The entries below are to be transcribed in full, without their images.
___ Available records
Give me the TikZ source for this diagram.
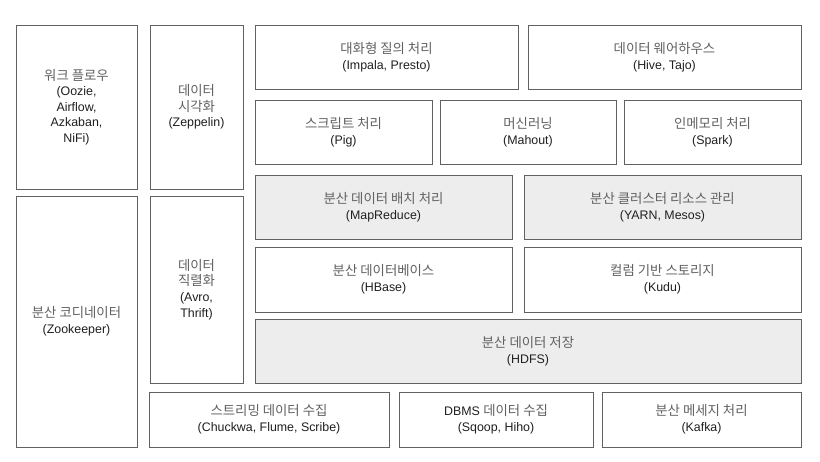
\documentclass[tikz,border=0pt]{standalone}
\usepackage{fontspec}
\setmainfont{Liberation Sans}
\newfontfamily\kr[Scale=1.08]{Noto Sans CJK KR}
\usepackage{tikz}
\newcommand{\ko}[1]{{\kr\color{black!62}#1}}

\begin{document}
\begin{tikzpicture}
[x=1pt,y=-1pt,%
  box/.style={shape=rectangle,draw=black!62,line width=0.9pt,fill=white,
    inner sep=0pt,outer sep=0pt,align=center,text=black!88,
    font=\fontsize{12.4}{15.6}\selectfont},%
  graybox/.style={box,fill=black!7}]
\useasboundingbox (0,0) rectangle (820,461);
% left columns
\node[box,minimum width=121pt,minimum height=164pt] (workflow) at (76.5,107)
  {\ko{워크 플로우}\\(Oozie,\\Airflow,\\Azkaban,\\NiFi)};
\node[box,minimum width=93pt,minimum height=164pt] (viz) at (196.5,107)
  {\ko{데이터}\\\ko{시각화}\\(Zeppelin)};
\node[box,minimum width=121pt,minimum height=251pt] (coord) at (76.5,321.5)
  {\ko{분산 코디네이터}\\(Zookeeper)};
\node[box,minimum width=93pt,minimum height=187pt] (serial) at (196.5,289.5)
  {\ko{데이터}\\\ko{직렬화}\\(Avro,\\Thrift)};
% upper layers
\node[box,minimum width=263pt,minimum height=64pt] (query) at (386.5,57)
  {\ko{대화형 질의 처리}\\(Impala, Presto)};
\node[box,minimum width=273pt,minimum height=64pt] (warehouse) at (664.5,57)
  {\ko{데이터 웨어하우스}\\(Hive, Tajo)};
\node[box,minimum width=177pt,minimum height=64pt] (script) at (343.5,132)
  {\ko{스크립트 처리}\\(Pig)};
\node[box,minimum width=176pt,minimum height=64pt] (ml) at (528,132)
  {\ko{머신러닝}\\(Mahout)};
\node[box,minimum width=177pt,minimum height=64pt] (inmem) at (712.5,132)
  {\ko{인메모리 처리}\\(Spark)};
% core
\node[graybox,minimum width=257pt,minimum height=64pt] (batch) at (383.5,207)
  {\ko{분산 데이터 배치 처리}\\(MapReduce)};
\node[graybox,minimum width=277pt,minimum height=64pt] (yarn) at (662.5,207)
  {\ko{분산 클러스터 리소스 관리}\\(YARN, Mesos)};
\node[box,minimum width=257pt,minimum height=65pt] (hbase) at (383.5,279.5)
  {\ko{분산 데이터베이스}\\(HBase)};
\node[box,minimum width=277pt,minimum height=65pt] (kudu) at (662.5,279.5)
  {\ko{컬럼 기반 스토리지}\\(Kudu)};
\node[graybox,minimum width=546pt,minimum height=64pt] (hdfs) at (528,351)
  {\ko{분산 데이터 저장}\\(HDFS)};
% collection
\node[box,minimum width=240pt,minimum height=55pt] (stream) at (269,419.5)
  {\ko{스트리밍 데이터 수집}\\(Chuckwa, Flume, Scribe)};
\node[box,minimum width=194pt,minimum height=55pt] (dbms) at (496,419.5)
  {DBMS \ko{데이터 수집}\\(Sqoop, Hiho)};
\node[box,minimum width=199pt,minimum height=55pt] (kafka) at (701.5,419.5)
  {\ko{분산 메세지 처리}\\(Kafka)};
\end{tikzpicture}
\end{document}
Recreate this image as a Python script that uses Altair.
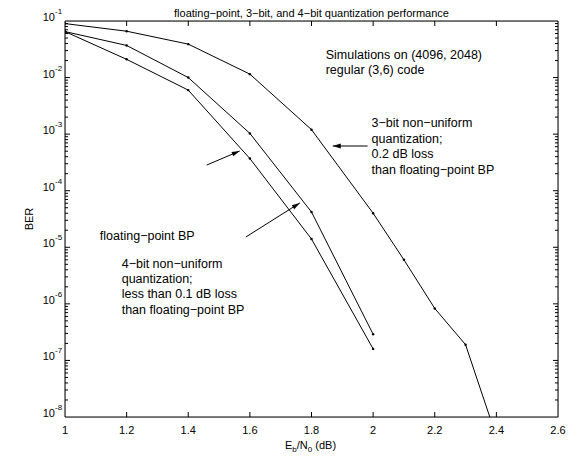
______
- **Written response**:
Give me the TikZ source for this diagram.
\documentclass[tikz,border=0pt]{standalone}
\usepackage{fontspec}
\setmainfont{Liberation Sans}
\newfontfamily\kr[Scale=1.08]{Noto Sans CJK KR}
\usepackage{tikz}
\newcommand{\ko}[1]{{\kr\color{black!62}#1}}

\begin{document}
\begin{tikzpicture}
[x=1pt,y=-1pt,%
  box/.style={shape=rectangle,draw=black!62,line width=0.9pt,fill=white,
    inner sep=0pt,outer sep=0pt,align=center,text=black!88,
    font=\fontsize{12.4}{15.6}\selectfont},%
  graybox/.style={box,fill=black!7}]
\useasboundingbox (0,0) rectangle (820,461);
% left columns
\node[box,minimum width=121pt,minimum height=164pt] (workflow) at (76.5,107)
  {\ko{워크 플로우}\\(Oozie,\\Airflow,\\Azkaban,\\NiFi)};
\node[box,minimum width=93pt,minimum height=164pt] (viz) at (196.5,107)
  {\ko{데이터}\\\ko{시각화}\\(Zeppelin)};
\node[box,minimum width=121pt,minimum height=251pt] (coord) at (76.5,321.5)
  {\ko{분산 코디네이터}\\(Zookeeper)};
\node[box,minimum width=93pt,minimum height=187pt] (serial) at (196.5,289.5)
  {\ko{데이터}\\\ko{직렬화}\\(Avro,\\Thrift)};
% upper layers
\node[box,minimum width=263pt,minimum height=64pt] (query) at (386.5,57)
  {\ko{대화형 질의 처리}\\(Impala, Presto)};
\node[box,minimum width=273pt,minimum height=64pt] (warehouse) at (664.5,57)
  {\ko{데이터 웨어하우스}\\(Hive, Tajo)};
\node[box,minimum width=177pt,minimum height=64pt] (script) at (343.5,132)
  {\ko{스크립트 처리}\\(Pig)};
\node[box,minimum width=176pt,minimum height=64pt] (ml) at (528,132)
  {\ko{머신러닝}\\(Mahout)};
\node[box,minimum width=177pt,minimum height=64pt] (inmem) at (712.5,132)
  {\ko{인메모리 처리}\\(Spark)};
% core
\node[graybox,minimum width=257pt,minimum height=64pt] (batch) at (383.5,207)
  {\ko{분산 데이터 배치 처리}\\(MapReduce)};
\node[graybox,minimum width=277pt,minimum height=64pt] (yarn) at (662.5,207)
  {\ko{분산 클러스터 리소스 관리}\\(YARN, Mesos)};
\node[box,minimum width=257pt,minimum height=65pt] (hbase) at (383.5,279.5)
  {\ko{분산 데이터베이스}\\(HBase)};
\node[box,minimum width=277pt,minimum height=65pt] (kudu) at (662.5,279.5)
  {\ko{컬럼 기반 스토리지}\\(Kudu)};
\node[graybox,minimum width=546pt,minimum height=64pt] (hdfs) at (528,351)
  {\ko{분산 데이터 저장}\\(HDFS)};
% collection
\node[box,minimum width=240pt,minimum height=55pt] (stream) at (269,419.5)
  {\ko{스트리밍 데이터 수집}\\(Chuckwa, Flume, Scribe)};
\node[box,minimum width=194pt,minimum height=55pt] (dbms) at (496,419.5)
  {DBMS \ko{데이터 수집}\\(Sqoop, Hiho)};
\node[box,minimum width=199pt,minimum height=55pt] (kafka) at (701.5,419.5)
  {\ko{분산 메세지 처리}\\(Kafka)};
\end{tikzpicture}
\end{document}
Recreate this image as a Python script that uses Altair.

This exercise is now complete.